Some of the CSS3 pseudo-classes (:checked, :disabled etc) could easily be described as "dynamic attribute selectors".
*:checked ==> *[checked=true]
For all known browsers, attribute selectors are not dynamic. If this were "fixed" then many of the CSS3 pseudo classes would become redundant.
Maybe this is better than tampering with the fundamentals of CSS? I admit that the programmer in me would love to see a way to insert JavaScript into CSS. But I think that they should remain separate (with the exception of behavioral extensions).
Cheers Daniel!
>Making CSS extensible... Isn't it time to rewrite CSS in XML ?
Interesting. Maybe you could have something like:
<css-rule selector="h1 > p">
<declaration property="font-size" value="12px"/>
<declaration property="color" value="blue"/>
</css-rule>
but then you'd still need to use the regular CSS format to use inline styles (to say nothing of backwards compatibility).

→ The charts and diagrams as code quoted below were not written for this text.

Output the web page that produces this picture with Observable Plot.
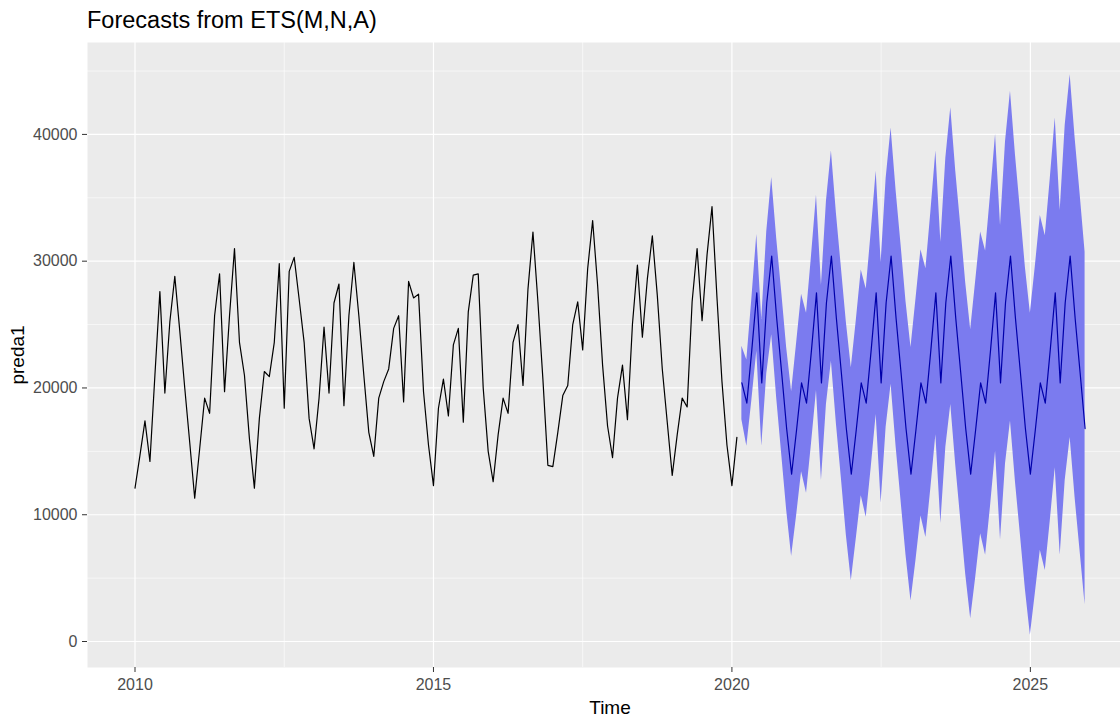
<!DOCTYPE html>
<html>
<head>
<meta charset="utf-8">
<script src="https://cdn.jsdelivr.net/npm/d3@7"></script>
<script src="https://cdn.jsdelivr.net/npm/@observablehq/plot@0.6"></script>
<style>
  html, body { margin: 0; padding: 0; background: white; }
  #title { height: 42px; box-sizing: border-box; padding-left: 87px; padding-top: 8px;
           font-family: "Liberation Sans", Arial, sans-serif; font-size: 23.5px; line-height: 24px; color: #000; white-space: nowrap; }
  #chart svg { display: block; }
</style>
</head>
<body>
<div id="title">Forecasts from ETS(M,N,A)</div>
<div id="chart"></div>
<script>
// Observed monthly series (Jan 2010 – Feb 2020)
const startYear = 2010;
const observed = [
  12100, 14700, 17400, 14200, 21000, 27600, 19600, 25200, 28800, 24500, 20000, 15700, // 2010
  11300, 15200, 19200, 18000, 25700, 29000, 19700, 25700, 31000, 23600, 21000, 16000, // 2011
  12100, 17600, 21300, 20900, 23600, 29800, 18400, 29200, 30300, 27000, 23600, 17600, // 2012
  15200, 19200, 24800, 19600, 26700, 28200, 18600, 25700, 29900, 25700, 21000, 16500, // 2013
  14600, 19200, 20500, 21500, 24700, 25700, 18900, 28400, 27100, 27400, 19700, 15500, // 2014
  12300, 18400, 20700, 17800, 23400, 24700, 17300, 26000, 28900, 29000, 20000, 15000, // 2015
  12600, 16300, 19200, 18000, 23600, 25000, 20200, 27800, 32300, 26800, 20700, 13900, // 2016
  13800, 16500, 19400, 20200, 25000, 26800, 23000, 29400, 33200, 28100, 21800, 17000, // 2017
  14500, 19200, 21800, 17500, 25000, 29700, 24000, 28600, 32000, 27300, 21500, 17300, // 2018
  13100, 16300, 19200, 18500, 26800, 31000, 25300, 30500, 34300, 27100, 20500, 15500, // 2019
  12300, 16100                                                                          // 2020
];

// Forecast (Mar 2020 – Dec 2025): point forecast and interval bounds
const forecastStartMonth = 2; // March 2020 (0-based month index)
const forecastMean = [
                20400, 18800, 23000, 27500, 20400, 26700, 30400, 25500, 21200, 16800, // 2020
  13200, 16700, 20400, 18800, 23000, 27500, 20400, 26700, 30400, 25500, 21200, 16800, // 2021
  13200, 16700, 20400, 18800, 23000, 27500, 20400, 26700, 30400, 25500, 21200, 16800, // 2022
  13200, 16700, 20400, 18800, 23000, 27500, 20400, 26700, 30400, 25500, 21200, 16800, // 2023
  13200, 16700, 20400, 18800, 23000, 27500, 20400, 26700, 30400, 25500, 21200, 16800, // 2024
  13200, 16700, 20400, 18800, 23000, 27500, 20400, 26700, 30400, 25500, 21200, 16800  // 2025
];
const forecastLower = [
                17500, 15400, 19000, 22900, 15400, 21100, 24200, 19200, 14800, 10400,
   6700,  9900, 13400, 11700, 15600, 19800, 12700, 18700, 22100, 17200, 12900,  8400,
   4800,  8100, 11500,  9800, 13700, 17900, 10900, 16900, 20300, 15400, 11100,  6800,
   3200,  6400,  9900,  8200, 12100, 16300,  9300, 15300, 18700, 13900,  9600,  5300,
   1800,  5000,  8500,  6800, 10700, 15000,  8000, 14000, 17400, 12600,  8400,  4100,
    500,  3800,  7200,  5600,  9500, 13700,  6800, 12700, 16100, 11300,  7100,  2900
];
const forecastUpper = [
                23300, 22200, 27000, 32100, 25400, 32300, 36600, 31800, 27600, 23200,
  19700, 23500, 27400, 25900, 30400, 35200, 28100, 34700, 38700, 33800, 29500, 25200,
  21600, 25300, 29300, 27800, 32300, 37100, 29900, 36500, 40500, 35600, 31300, 26800,
  23200, 27000, 30900, 29400, 33900, 38700, 31500, 38100, 42100, 37100, 32800, 28300,
  24600, 28400, 32300, 30800, 35300, 40000, 32800, 39400, 43400, 38400, 34000, 29500,
  25900, 29600, 33600, 32000, 36500, 41300, 34000, 40700, 44700, 39700, 35300, 30700
];

const xTicks = [2010, 2015, 2020, 2025];
const xMinor = [2012.5, 2017.5, 2022.5];
const yTicks = [0, 10000, 20000, 30000, 40000];
const yMinor = [5000, 15000, 25000, 35000, 45000];

const obsTable = observed.map((v, i) => ({t: startYear + i / 12, v}));
const fcTable = forecastMean.map((m, i) => ({
  t: 2020 + (forecastStartMonth + i) / 12,
  mean: m, lo: forecastLower[i], hi: forecastUpper[i]
}));

const chart = Plot.plot({
  width: 1120,
  height: 675,
  marginTop: 0,
  marginLeft: 87,
  marginRight: 0,
  marginBottom: 50,
  style: {fontFamily: "'Liberation Sans', Arial, sans-serif", background: "white", overflow: "visible"},
  x: {domain: [2009.204, 2026.51]},
  y: {domain: [-2050, 47250]},
  marks: [
    Plot.frame({fill: "#EBEBEB", stroke: null}),
    Plot.gridX(xMinor, {stroke: "white", strokeOpacity: 1, strokeWidth: 0.6}),
    Plot.gridY(yMinor, {stroke: "white", strokeOpacity: 1, strokeWidth: 0.6}),
    Plot.gridX(xTicks, {stroke: "white", strokeOpacity: 1, strokeWidth: 1.2}),
    Plot.gridY(yTicks, {stroke: "white", strokeOpacity: 1, strokeWidth: 1.2}),
    Plot.areaY(fcTable, {x: "t", y1: "lo", y2: "hi", fill: "#7b7bef", fillOpacity: 1}),
    Plot.line(obsTable, {x: "t", y: "v", stroke: "black", strokeWidth: 1.2}),
    Plot.line(fcTable, {x: "t", y: "mean", stroke: "#0000AA", strokeWidth: 1.2}),
    Plot.axisX(xTicks, {tickSize: 5, tickPadding: 6, fontSize: 16, stroke: "#333333", fill: "#4D4D4D",
                        tickFormat: d => String(d), label: null}),
    Plot.axisY(yTicks, {tickSize: 5, tickPadding: 5, fontSize: 16, stroke: "#333333", fill: "#4D4D4D",
                        tickFormat: d => String(d), label: null}),
    Plot.text(["Time"], {frameAnchor: "bottom", text: d => d, dx: 6, dy: 40, lineAnchor: "middle",
                         fontSize: 19, fill: "black"}),
    Plot.text(["preda1"], {frameAnchor: "left", text: d => d, dx: -70, rotate: -90, lineAnchor: "middle",
                           textAnchor: "middle", fontSize: 19, fill: "black"})
  ]
});
document.getElementById("chart").appendChild(chart);
</script>
</body>
</html>
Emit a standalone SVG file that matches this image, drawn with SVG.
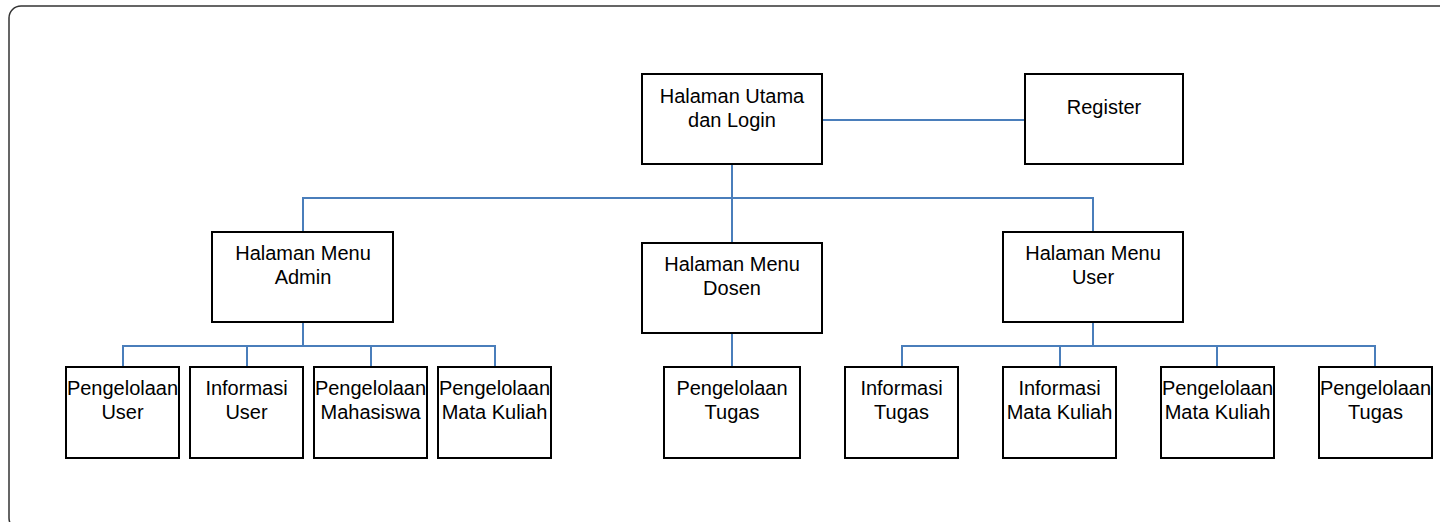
<svg xmlns="http://www.w3.org/2000/svg" width="1440" height="522" viewBox="0 0 1440 522">
<style>
.box{fill:#fff;stroke:#000;stroke-width:2}
.t{font-family:"Liberation Sans",Arial,sans-serif;font-size:20px;text-anchor:middle;fill:#000}
.c{fill:none;stroke:#4a7ebb;stroke-width:2}
</style>
<rect x="0" y="0" width="1440" height="522" fill="#fff"/>
<rect x="9" y="6" width="1460" height="524" rx="12" fill="none" stroke="#333" stroke-width="1.5"/>
<g id="connectors">
<path class="c" d="M822 120H1025"/>
<path class="c" d="M732 164V243"/>
<path class="c" d="M303 232V198H1093V232"/>
<path class="c" d="M303 322V346"/>
<path class="c" d="M123 367V346H495V367M247 346V367M371 346V367"/>
<path class="c" d="M732 333V367"/>
<path class="c" d="M1093 322V346"/>
<path class="c" d="M902 367V346H1375V367M1060 346V367M1217 346V367"/>
</g>
<g id="n-main"><rect class="box" x="642" y="74" width="180" height="90"/><text class="t" x="732" y="103">Halaman Utama</text><text class="t" x="732" y="127">dan Login</text></g>
<g id="n-register"><rect class="box" x="1025" y="74" width="158" height="90"/><text class="t" x="1104" y="114">Register</text></g>
<g id="n-admin"><rect class="box" x="212" y="232" width="181" height="90"/><text class="t" x="303" y="260">Halaman Menu</text><text class="t" x="303" y="284">Admin</text></g>
<g id="n-dosen"><rect class="box" x="642" y="243" width="180" height="90"/><text class="t" x="732" y="271">Halaman Menu</text><text class="t" x="732" y="295">Dosen</text></g>
<g id="n-user"><rect class="box" x="1003" y="232" width="180" height="90"/><text class="t" x="1093" y="260">Halaman Menu</text><text class="t" x="1093" y="284">User</text></g>
<g id="n-a1"><rect class="box" x="66" y="367" width="113" height="91"/><text class="t" x="122.5" y="395">Pengelolaan</text><text class="t" x="122.5" y="419">User</text></g>
<g id="n-a2"><rect class="box" x="190" y="367" width="113" height="91"/><text class="t" x="246.5" y="395">Informasi</text><text class="t" x="246.5" y="419">User</text></g>
<g id="n-a3"><rect class="box" x="314" y="367" width="113" height="91"/><text class="t" x="370.5" y="395">Pengelolaan</text><text class="t" x="370.5" y="419">Mahasiswa</text></g>
<g id="n-a4"><rect class="box" x="438" y="367" width="113" height="91"/><text class="t" x="494.5" y="395">Pengelolaan</text><text class="t" x="494.5" y="419">Mata Kuliah</text></g>
<g id="n-d1"><rect class="box" x="664" y="367" width="136" height="91"/><text class="t" x="732" y="395">Pengelolaan</text><text class="t" x="732" y="419">Tugas</text></g>
<g id="n-u1"><rect class="box" x="845" y="367" width="113" height="91"/><text class="t" x="901.5" y="395">Informasi</text><text class="t" x="901.5" y="419">Tugas</text></g>
<g id="n-u2"><rect class="box" x="1003" y="367" width="113" height="91"/><text class="t" x="1059.5" y="395">Informasi</text><text class="t" x="1059.5" y="419">Mata Kuliah</text></g>
<g id="n-u3"><rect class="box" x="1161" y="367" width="113" height="91"/><text class="t" x="1217.5" y="395">Pengelolaan</text><text class="t" x="1217.5" y="419">Mata Kuliah</text></g>
<g id="n-u4"><rect class="box" x="1319" y="367" width="113" height="91"/><text class="t" x="1375.5" y="395">Pengelolaan</text><text class="t" x="1375.5" y="419">Tugas</text></g>
</svg>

Earlier I got excited by the idea of having an XML representation of Javascript. This ranked high in coolness factor because it would allow you to write programs that manipulate other programs (through the DOM) or use XSLT on code. I did a web search and found out that someone had already come up with an XML format for C++, www.scl.csd.uwo.ca/Projec... including a modified gcc to rewrite existing C++ code into this new XML format as well as to compile the format.
So you could conceivabely write all portions of a webpage (HTML, CSS, and JS) in XML. Of course, writing CSS and Javascript as they are now is much easier than writing them in any (bloated) XML format, so this would only be something automated programs would use. It would take a lot of work to implement and I'm skeptical if there would be any practical use for it. You can already manipulate CSS with the powerful CSS DOM. Perhaps there could be a "JS DOM" to manipulate JS code easily...
But anyway, I really like Glazman's idea, although I suppose you could make due with a BODY onLoad javascript event to change the styles of the elements you want.